MULTI-TIMESCALE DYNAMICS IN PREFRONTAL CORTEX UNDERLYING ALGORITHMIC FLEXIBILITY DURING PROBABILISTIC DECISION-MAKING

Perceptual decisions depend not only on immediate sensory evidence but also on statistical regularities accumulated over time. How neural populations integrate slowly evolving environmental statistics with rapid sensory and motor processes remains poorly understood. Our recent behavioural work shows that rats exhibit pronounced algorithmic heterogeneity in probabilistic categorisation tasks: despite match performance, animals alternate between learning full stimulus-category distributions (generative strategies) and simpler discriminative boundary-estimation strategies that ignore within-category structure[Menichini*,Pajot-Moric*,Low* et al 2025].

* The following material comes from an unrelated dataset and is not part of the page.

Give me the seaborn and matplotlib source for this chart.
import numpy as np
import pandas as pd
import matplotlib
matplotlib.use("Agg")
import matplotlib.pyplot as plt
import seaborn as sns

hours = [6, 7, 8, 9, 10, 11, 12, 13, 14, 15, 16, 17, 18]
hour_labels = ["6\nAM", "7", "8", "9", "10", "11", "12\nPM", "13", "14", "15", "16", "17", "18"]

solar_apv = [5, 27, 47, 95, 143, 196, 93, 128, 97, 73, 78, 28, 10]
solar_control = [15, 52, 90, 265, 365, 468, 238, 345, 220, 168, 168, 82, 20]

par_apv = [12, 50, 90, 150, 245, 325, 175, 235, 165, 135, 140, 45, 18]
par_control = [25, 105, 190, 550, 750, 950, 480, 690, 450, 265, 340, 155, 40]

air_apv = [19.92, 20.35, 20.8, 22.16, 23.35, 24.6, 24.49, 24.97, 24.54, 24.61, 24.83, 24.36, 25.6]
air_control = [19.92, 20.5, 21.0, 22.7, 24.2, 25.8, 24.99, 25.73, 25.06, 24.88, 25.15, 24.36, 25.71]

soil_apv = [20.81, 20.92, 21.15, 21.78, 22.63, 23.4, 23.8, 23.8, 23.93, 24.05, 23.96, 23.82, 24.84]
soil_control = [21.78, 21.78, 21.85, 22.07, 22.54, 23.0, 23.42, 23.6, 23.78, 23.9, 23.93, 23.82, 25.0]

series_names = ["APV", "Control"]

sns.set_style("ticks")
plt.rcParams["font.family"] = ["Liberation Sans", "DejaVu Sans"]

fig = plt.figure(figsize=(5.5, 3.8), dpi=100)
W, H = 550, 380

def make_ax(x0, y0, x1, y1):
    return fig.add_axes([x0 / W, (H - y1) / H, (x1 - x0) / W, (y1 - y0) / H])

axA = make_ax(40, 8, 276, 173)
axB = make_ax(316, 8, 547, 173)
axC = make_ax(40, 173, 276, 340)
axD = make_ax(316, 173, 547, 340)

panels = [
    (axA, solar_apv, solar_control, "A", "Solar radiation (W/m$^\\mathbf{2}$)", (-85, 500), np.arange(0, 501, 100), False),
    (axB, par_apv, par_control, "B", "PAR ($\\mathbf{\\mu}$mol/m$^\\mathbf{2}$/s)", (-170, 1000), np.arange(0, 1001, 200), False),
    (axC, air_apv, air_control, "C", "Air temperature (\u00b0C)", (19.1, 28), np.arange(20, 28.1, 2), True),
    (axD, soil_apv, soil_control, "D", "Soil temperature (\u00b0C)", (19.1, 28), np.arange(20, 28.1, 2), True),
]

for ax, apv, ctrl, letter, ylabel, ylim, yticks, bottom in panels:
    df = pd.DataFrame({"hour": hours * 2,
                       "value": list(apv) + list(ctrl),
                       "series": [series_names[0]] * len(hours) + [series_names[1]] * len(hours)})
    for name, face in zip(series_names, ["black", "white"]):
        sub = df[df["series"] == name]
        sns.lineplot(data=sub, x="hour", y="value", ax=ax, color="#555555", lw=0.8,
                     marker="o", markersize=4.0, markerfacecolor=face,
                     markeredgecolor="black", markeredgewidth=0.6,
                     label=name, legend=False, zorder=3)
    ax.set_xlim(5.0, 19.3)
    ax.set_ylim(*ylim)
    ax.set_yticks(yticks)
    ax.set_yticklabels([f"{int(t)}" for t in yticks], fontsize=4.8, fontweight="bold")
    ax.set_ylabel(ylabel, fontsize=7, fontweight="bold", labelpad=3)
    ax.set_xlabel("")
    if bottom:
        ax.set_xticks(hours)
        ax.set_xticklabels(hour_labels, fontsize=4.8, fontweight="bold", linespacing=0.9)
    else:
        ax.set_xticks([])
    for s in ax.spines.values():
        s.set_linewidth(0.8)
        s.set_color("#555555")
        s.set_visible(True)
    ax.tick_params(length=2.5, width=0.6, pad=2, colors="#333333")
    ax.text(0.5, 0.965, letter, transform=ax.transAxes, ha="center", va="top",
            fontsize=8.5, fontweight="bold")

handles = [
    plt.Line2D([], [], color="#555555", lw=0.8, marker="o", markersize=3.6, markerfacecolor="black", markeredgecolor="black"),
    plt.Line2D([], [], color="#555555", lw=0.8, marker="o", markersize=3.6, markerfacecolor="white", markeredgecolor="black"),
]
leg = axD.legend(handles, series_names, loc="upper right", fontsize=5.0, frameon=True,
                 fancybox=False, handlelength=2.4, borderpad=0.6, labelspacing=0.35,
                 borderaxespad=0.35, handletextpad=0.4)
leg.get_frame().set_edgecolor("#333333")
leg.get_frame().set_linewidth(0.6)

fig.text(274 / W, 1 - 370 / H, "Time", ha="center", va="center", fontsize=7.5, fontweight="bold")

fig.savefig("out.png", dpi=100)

To identify the neural mechanism underlying this cognitive flexibility, we recorded large-scale neural activity from medial prefrontal cortex(mPFC) while rats performed a two-alternative forced-choice task with uncued changes in sensory statistics. We analyse these data using unsupervised, non-stationary dynamical systems approaches to identify neural states and trajectories without imposing task labels or behavioural models. This framework allows us to dissociate neural dynamics operating at multiple timescales: (i) fast, transient dynamics related to sensory processing and action selection intra-trial; (ii) persistent dynamics reflecting block-level changes in stimulus prior distributions; (iii) slower, session-level dynamics associated with shifts between generative and discriminative learning algorithms.
We hypothesise that mPFC population activity occupy distinct subspaces encoding task structure across these timescales, with persistent dynamics functioning as neural priors, tracking block-level probabilities before stimulus onset. Moreover, generative learning epochs should be associated with higher dimensional, persistent dynamics encoding distributional structure and uncertainty, whereas boundary-estimation epochs should exhibit lower-dimensional, action-aligned dynamics.
These results will reveal how mPFC in rats reconfigures its dynamics to control which learning algorithm governs behaviour, independently of external task variables.